⟨
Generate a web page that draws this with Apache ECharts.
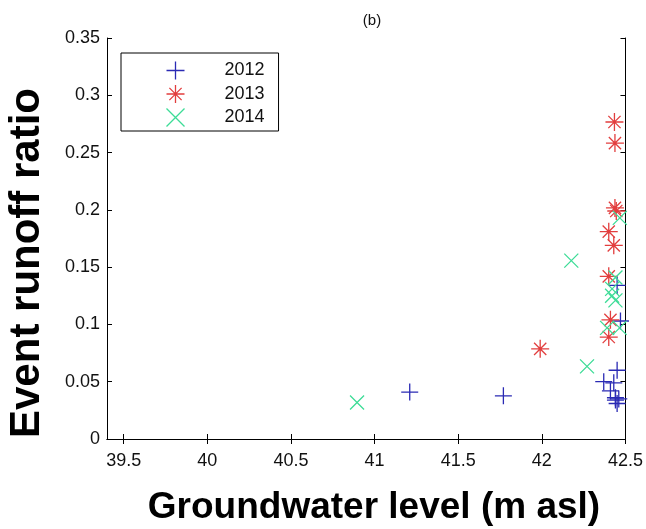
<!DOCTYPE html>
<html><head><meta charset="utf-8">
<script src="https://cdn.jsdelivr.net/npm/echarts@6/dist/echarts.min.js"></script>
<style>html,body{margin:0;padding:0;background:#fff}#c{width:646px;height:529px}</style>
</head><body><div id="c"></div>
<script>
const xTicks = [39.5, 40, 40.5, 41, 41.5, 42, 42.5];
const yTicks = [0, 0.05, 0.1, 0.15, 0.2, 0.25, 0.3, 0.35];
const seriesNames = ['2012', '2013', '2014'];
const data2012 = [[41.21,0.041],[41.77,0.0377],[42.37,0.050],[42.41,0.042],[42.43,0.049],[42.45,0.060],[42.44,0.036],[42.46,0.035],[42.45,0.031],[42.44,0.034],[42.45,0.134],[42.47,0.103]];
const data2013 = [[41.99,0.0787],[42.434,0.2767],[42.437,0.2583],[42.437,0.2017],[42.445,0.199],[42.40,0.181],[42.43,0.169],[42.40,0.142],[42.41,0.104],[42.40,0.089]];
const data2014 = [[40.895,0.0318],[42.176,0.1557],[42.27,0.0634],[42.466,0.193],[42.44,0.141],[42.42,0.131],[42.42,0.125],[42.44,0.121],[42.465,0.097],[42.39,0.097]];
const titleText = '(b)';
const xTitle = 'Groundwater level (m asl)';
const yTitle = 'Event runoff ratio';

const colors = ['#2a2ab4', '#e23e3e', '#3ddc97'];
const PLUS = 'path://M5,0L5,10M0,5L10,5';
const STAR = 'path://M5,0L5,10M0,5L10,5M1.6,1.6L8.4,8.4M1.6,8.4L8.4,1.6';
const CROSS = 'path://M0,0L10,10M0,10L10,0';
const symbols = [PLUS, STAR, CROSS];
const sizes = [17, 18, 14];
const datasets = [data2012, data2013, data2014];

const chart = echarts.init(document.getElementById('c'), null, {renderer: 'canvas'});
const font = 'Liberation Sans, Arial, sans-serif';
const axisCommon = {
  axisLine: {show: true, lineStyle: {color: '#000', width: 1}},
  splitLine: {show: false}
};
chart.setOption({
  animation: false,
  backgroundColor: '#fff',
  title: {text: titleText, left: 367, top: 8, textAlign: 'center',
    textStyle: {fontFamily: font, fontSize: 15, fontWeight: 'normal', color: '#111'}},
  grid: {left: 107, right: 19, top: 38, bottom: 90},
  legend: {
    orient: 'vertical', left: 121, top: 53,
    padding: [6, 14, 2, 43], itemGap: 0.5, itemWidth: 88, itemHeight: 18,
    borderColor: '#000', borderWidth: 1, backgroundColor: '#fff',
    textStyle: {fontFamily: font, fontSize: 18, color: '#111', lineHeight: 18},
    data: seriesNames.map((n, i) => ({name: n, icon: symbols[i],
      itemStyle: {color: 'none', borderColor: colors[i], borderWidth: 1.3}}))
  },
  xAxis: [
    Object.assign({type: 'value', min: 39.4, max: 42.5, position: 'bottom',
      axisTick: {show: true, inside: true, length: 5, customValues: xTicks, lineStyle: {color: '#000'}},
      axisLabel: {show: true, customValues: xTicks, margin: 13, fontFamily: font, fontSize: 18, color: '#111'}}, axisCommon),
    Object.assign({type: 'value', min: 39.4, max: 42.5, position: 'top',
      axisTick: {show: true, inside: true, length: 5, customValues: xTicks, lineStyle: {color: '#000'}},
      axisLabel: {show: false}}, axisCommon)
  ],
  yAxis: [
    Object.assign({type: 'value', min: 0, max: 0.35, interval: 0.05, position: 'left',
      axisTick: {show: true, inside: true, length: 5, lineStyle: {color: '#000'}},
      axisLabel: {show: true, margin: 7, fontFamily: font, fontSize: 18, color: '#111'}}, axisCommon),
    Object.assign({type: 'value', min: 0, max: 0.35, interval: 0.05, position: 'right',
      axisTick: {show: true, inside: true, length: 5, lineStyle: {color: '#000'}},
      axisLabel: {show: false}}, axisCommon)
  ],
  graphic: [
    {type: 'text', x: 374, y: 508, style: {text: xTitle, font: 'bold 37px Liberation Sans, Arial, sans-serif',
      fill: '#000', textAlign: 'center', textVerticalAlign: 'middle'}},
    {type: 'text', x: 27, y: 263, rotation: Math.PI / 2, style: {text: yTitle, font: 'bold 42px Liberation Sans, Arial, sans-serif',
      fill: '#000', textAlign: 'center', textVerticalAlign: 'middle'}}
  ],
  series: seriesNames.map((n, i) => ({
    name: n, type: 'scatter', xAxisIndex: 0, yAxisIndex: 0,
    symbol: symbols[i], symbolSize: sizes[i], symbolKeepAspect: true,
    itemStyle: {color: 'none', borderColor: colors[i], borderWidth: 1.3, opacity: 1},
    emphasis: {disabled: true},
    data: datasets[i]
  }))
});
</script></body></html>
⟩
_Directions_
Take the data above and repeat it exactly, leaving each picture out.

_The result_
Generate a web page that draws this with Apache ECharts.
<!DOCTYPE html>
<html><head><meta charset="utf-8">
<script src="https://cdn.jsdelivr.net/npm/echarts@6/dist/echarts.min.js"></script>
<style>html,body{margin:0;padding:0;background:#fff}#c{width:646px;height:529px}</style>
</head><body><div id="c"></div>
<script>
const xTicks = [39.5, 40, 40.5, 41, 41.5, 42, 42.5];
const yTicks = [0, 0.05, 0.1, 0.15, 0.2, 0.25, 0.3, 0.35];
const seriesNames = ['2012', '2013', '2014'];
const data2012 = [[41.21,0.041],[41.77,0.0377],[42.37,0.050],[42.41,0.042],[42.43,0.049],[42.45,0.060],[42.44,0.036],[42.46,0.035],[42.45,0.031],[42.44,0.034],[42.45,0.134],[42.47,0.103]];
const data2013 = [[41.99,0.0787],[42.434,0.2767],[42.437,0.2583],[42.437,0.2017],[42.445,0.199],[42.40,0.181],[42.43,0.169],[42.40,0.142],[42.41,0.104],[42.40,0.089]];
const data2014 = [[40.895,0.0318],[42.176,0.1557],[42.27,0.0634],[42.466,0.193],[42.44,0.141],[42.42,0.131],[42.42,0.125],[42.44,0.121],[42.465,0.097],[42.39,0.097]];
const titleText = '(b)';
const xTitle = 'Groundwater level (m asl)';
const yTitle = 'Event runoff ratio';

const colors = ['#2a2ab4', '#e23e3e', '#3ddc97'];
const PLUS = 'path://M5,0L5,10M0,5L10,5';
const STAR = 'path://M5,0L5,10M0,5L10,5M1.6,1.6L8.4,8.4M1.6,8.4L8.4,1.6';
const CROSS = 'path://M0,0L10,10M0,10L10,0';
const symbols = [PLUS, STAR, CROSS];
const sizes = [17, 18, 14];
const datasets = [data2012, data2013, data2014];

const chart = echarts.init(document.getElementById('c'), null, {renderer: 'canvas'});
const font = 'Liberation Sans, Arial, sans-serif';
const axisCommon = {
  axisLine: {show: true, lineStyle: {color: '#000', width: 1}},
  splitLine: {show: false}
};
chart.setOption({
  animation: false,
  backgroundColor: '#fff',
  title: {text: titleText, left: 367, top: 8, textAlign: 'center',
    textStyle: {fontFamily: font, fontSize: 15, fontWeight: 'normal', color: '#111'}},
  grid: {left: 107, right: 19, top: 38, bottom: 90},
  legend: {
    orient: 'vertical', left: 121, top: 53,
    padding: [6, 14, 2, 43], itemGap: 0.5, itemWidth: 88, itemHeight: 18,
    borderColor: '#000', borderWidth: 1, backgroundColor: '#fff',
    textStyle: {fontFamily: font, fontSize: 18, color: '#111', lineHeight: 18},
    data: seriesNames.map((n, i) => ({name: n, icon: symbols[i],
      itemStyle: {color: 'none', borderColor: colors[i], borderWidth: 1.3}}))
  },
  xAxis: [
    Object.assign({type: 'value', min: 39.4, max: 42.5, position: 'bottom',
      axisTick: {show: true, inside: true, length: 5, customValues: xTicks, lineStyle: {color: '#000'}},
      axisLabel: {show: true, customValues: xTicks, margin: 13, fontFamily: font, fontSize: 18, color: '#111'}}, axisCommon),
    Object.assign({type: 'value', min: 39.4, max: 42.5, position: 'top',
      axisTick: {show: true, inside: true, length: 5, customValues: xTicks, lineStyle: {color: '#000'}},
      axisLabel: {show: false}}, axisCommon)
  ],
  yAxis: [
    Object.assign({type: 'value', min: 0, max: 0.35, interval: 0.05, position: 'left',
      axisTick: {show: true, inside: true, length: 5, lineStyle: {color: '#000'}},
      axisLabel: {show: true, margin: 7, fontFamily: font, fontSize: 18, color: '#111'}}, axisCommon),
    Object.assign({type: 'value', min: 0, max: 0.35, interval: 0.05, position: 'right',
      axisTick: {show: true, inside: true, length: 5, lineStyle: {color: '#000'}},
      axisLabel: {show: false}}, axisCommon)
  ],
  graphic: [
    {type: 'text', x: 374, y: 508, style: {text: xTitle, font: 'bold 37px Liberation Sans, Arial, sans-serif',
      fill: '#000', textAlign: 'center', textVerticalAlign: 'middle'}},
    {type: 'text', x: 27, y: 263, rotation: Math.PI / 2, style: {text: yTitle, font: 'bold 42px Liberation Sans, Arial, sans-serif',
      fill: '#000', textAlign: 'center', textVerticalAlign: 'middle'}}
  ],
  series: seriesNames.map((n, i) => ({
    name: n, type: 'scatter', xAxisIndex: 0, yAxisIndex: 0,
    symbol: symbols[i], symbolSize: sizes[i], symbolKeepAspect: true,
    itemStyle: {color: 'none', borderColor: colors[i], borderWidth: 1.3, opacity: 1},
    emphasis: {disabled: true},
    data: datasets[i]
  }))
});
</script></body></html>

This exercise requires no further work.